Dans un communiqué publié parallèlement au rapport de Lewis Silkin , l’organisation Rigpa a précisé :
« Nous reconnaissons la gravité du rapport indépendant que Rigpa a commandé l'année dernière à la suite d'allégations d'inconduite de la part du fondateur et ancien directeur spirituel de Rigpa, Sogyal Rinpoché, et remercions l'enquêteur et les témoins.
Nous sommes profondément désolés et nous nous excusons des souffrances subies par les membres passés et présents de la communauté Rigpa. Nous prenons en considération notre rôle en tant qu’organisation et comment nous avons pu contribuer à cette situation. Nous ferons tout notre possible pour contacter et soutenir tous ceux qui ont été touchés, et assumer l'entière responsabilité de veiller à ce que Rigpa offre un environnement sûr pour tous. Ce sont nos engagements sincères.
Les conclusions du rapport affecteront de nombreuses personnes. Il nous faudra du temps pour réfléchir au contenu du rapport.
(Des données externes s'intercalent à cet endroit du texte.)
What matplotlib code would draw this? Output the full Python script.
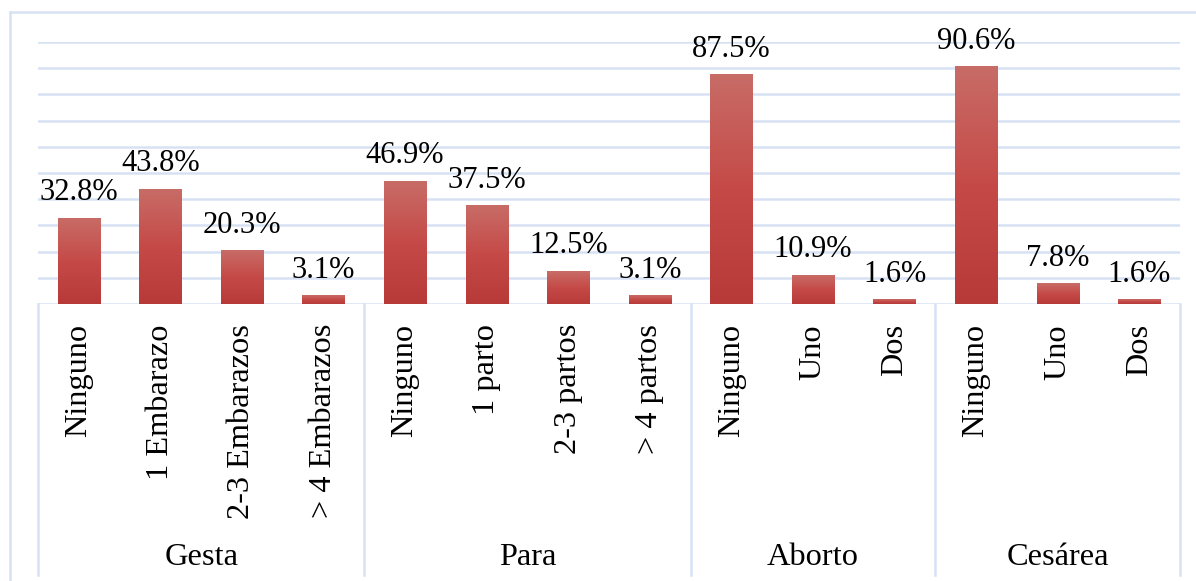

Rigpa s'engage à donner suite aux recommandations du rapport. Nous irons de l'avant en consultant notre communauté. »
Rigpa a également déclaré séparément qu’il « s’engageait à poursuivre le processus de guérison, de réconciliation et de changement. Pour reconnaître l’importance de ce processus de guérison et de changement, les hauts responsables de la direction quittent tous leurs postes de direction. »
Tout au long de cette période de changement, Rigpa continue néanmoins à diffuser les enseignements bouddhistes de la méditation, de la compassion et de la sagesse. Ses centres à travers le monde continuent de proposer des cours, des programmes, des séminaires et des retraites dirigés par des enseignants et des instructeurs Rigpa, ainsi que des enseignants et lama en visite, notamment issus de la tradition Nyingma du bouddhisme tibétain.